Summarizing

Effect Size .79

Definition

Summarizing facilitates learning by providing opportunities for students to capture, organize, and reflect on important facts, concepts, ideas, and processes they will need to access at a later time. It usually is paired with note-taking.

Summarizing teaches students how to discern the most important ideas in a text, how to ignore irrelevant information, and how to integrate the central ideas in a meaningful way.

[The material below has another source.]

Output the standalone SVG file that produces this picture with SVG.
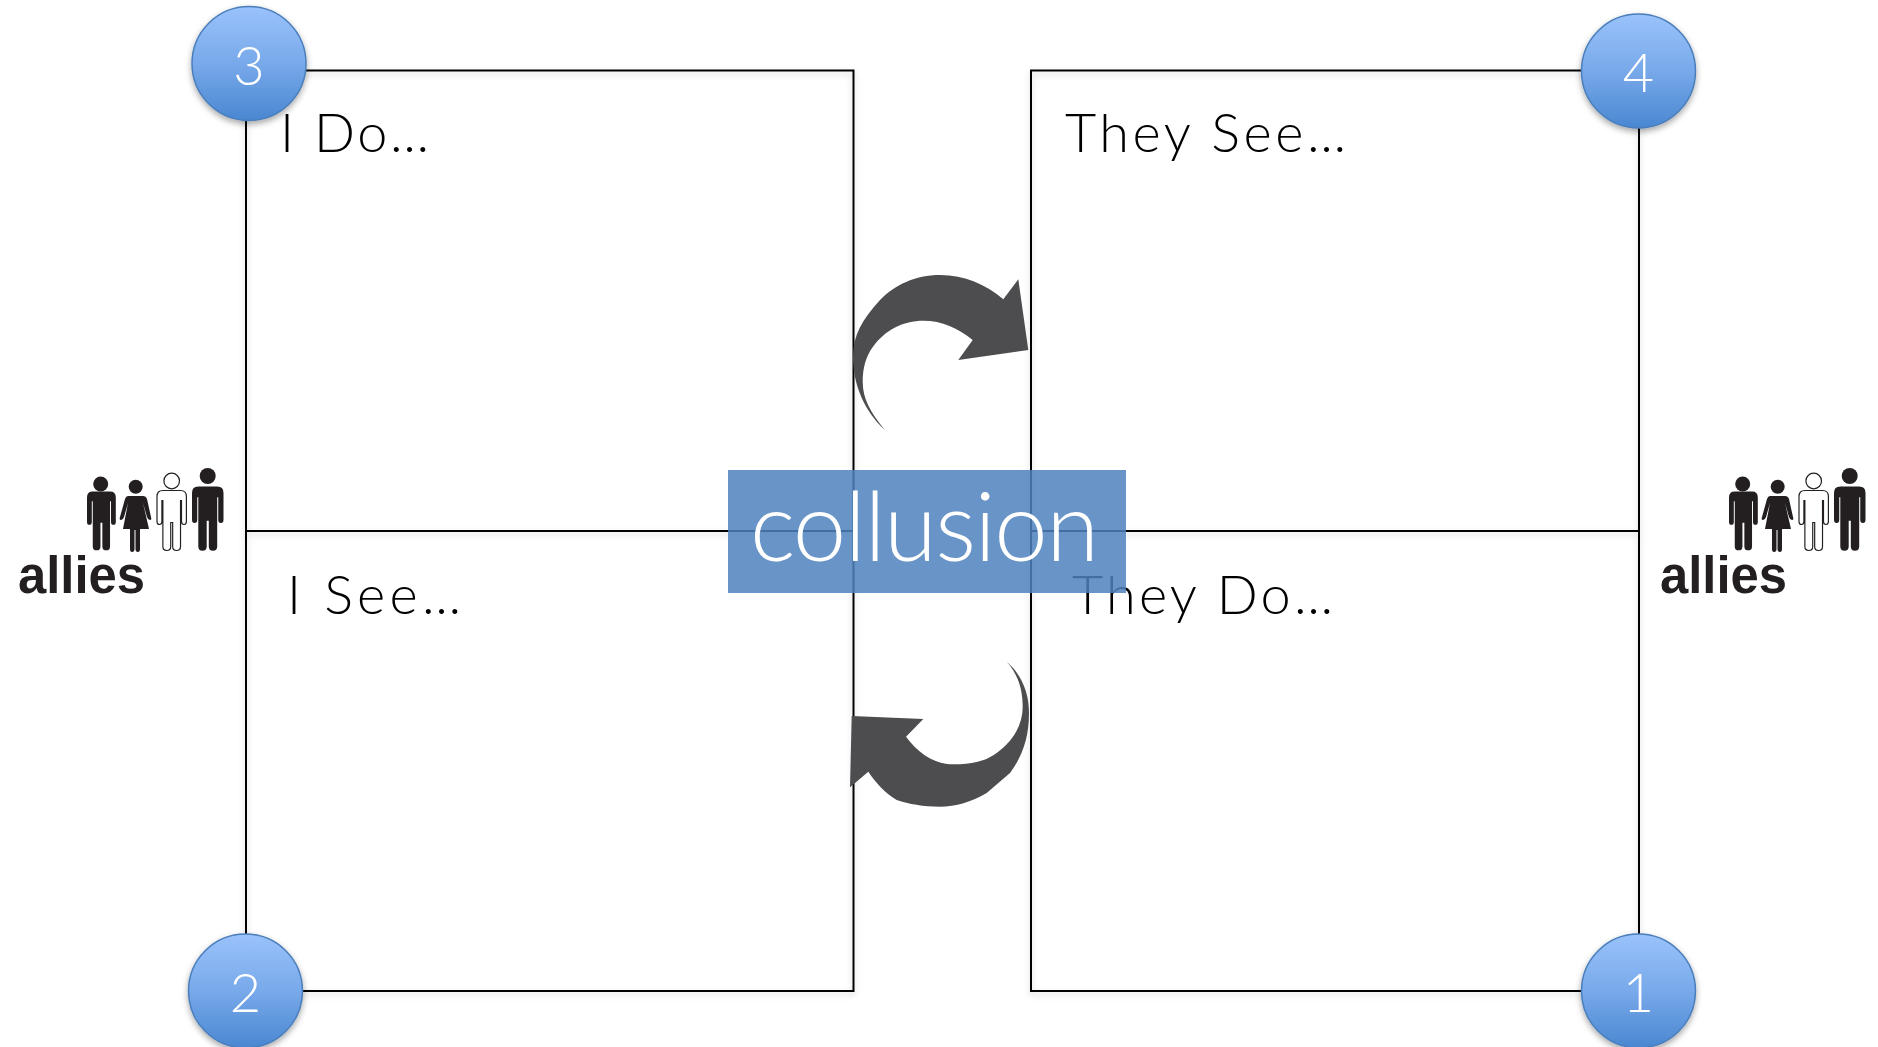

This increases comprehension.

Types

  • Rule-based summary
  • Reciprocal teaching
  • Summary Frames
    • Narrative Frames
    • Topic-Restriction-Illustration Frame
    • Definition Frame
    • Argumentation Frame
    • Problem-Solution Frame
    • Conversation Frame

When to Use

When you want students to demonstrate understanding of the important ideas and concepts from lectures, videos, and passages in a synthesized way.

Benefits:

  • Allows students to condense material into a manageable chunk of information.
  • Reinforces the learning and allows teachers to check for students understanding

Steps

  • Rule-based summary - Start with a passage to model a think aloud and then have the students work with a partner on a new passage to create a rule-based summary.
    1. Take out material that is not important to understanding
    2. Take out words that repeat information.
    3. Replace a list of things with one word that describes them.
    4. Find a topic sentence or create one if it is missing."
  • Summary Frames- include a set of questions to help frame the summary
  • Reciprocal Teaching - This allows students to be placed in a group of four and each student is given a role: summarizer, questioner, clarifier, and predictor. A student could play all four roles as well.